The issue is with the case where f only receives a single argument. It returns a function g which can either

• receive two arguments and return a string
• receive one argument and return another function that takes one argument and returns a string

So, f's return type can be determined just by looking at the number of arguments, not even their types. This is not expressible in TypeScript. The best you can do is specify that the return value is one of the following, all of which are very different!

• a string
• a function that takes one string and returns a string
• a function that takes up to two arguments and returns
  • a string
  • a function that takes one string and returns a string

There is no way (as far as I can tell) to tell the compiler which return type will be produced even when it is extremely predictable.

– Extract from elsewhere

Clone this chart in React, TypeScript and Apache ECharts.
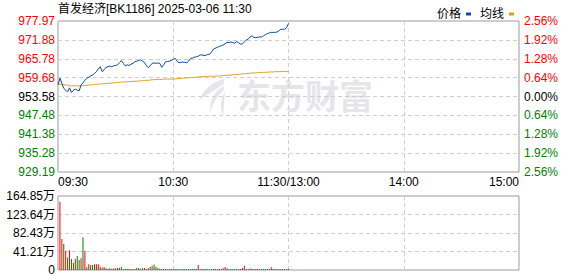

I think the reason this whole scenario bothers me so much is that the TypeScript compiler seems almost there. The type system itself works really well and type predicates somewhat bridge the gap between compile time and runtime since types don't actually exist at runtime. I guess what is lacking is the typing of functions. Generics allow the compiler to determine the return type of a function based on the arguments to an extent but there isn't a way to tell the compiler about the behavior of a function, even though the compiler is clearly doing analysis of the different branches of functions so type predicates work correctly. The closest you can get is just using () => X | Y. I don't think it is very useful to know that a function returned one of two different things.

I don't even know how to conclude this, this was originally going to be a discord message but apparently you have to pay to send really long messages so it's a gist now (hello to anyone reading this who I didn't send it to on discord). Back to just using JavaScript because every time I try to write something in TypeScript I end up troubleshooting things that just aren't possible.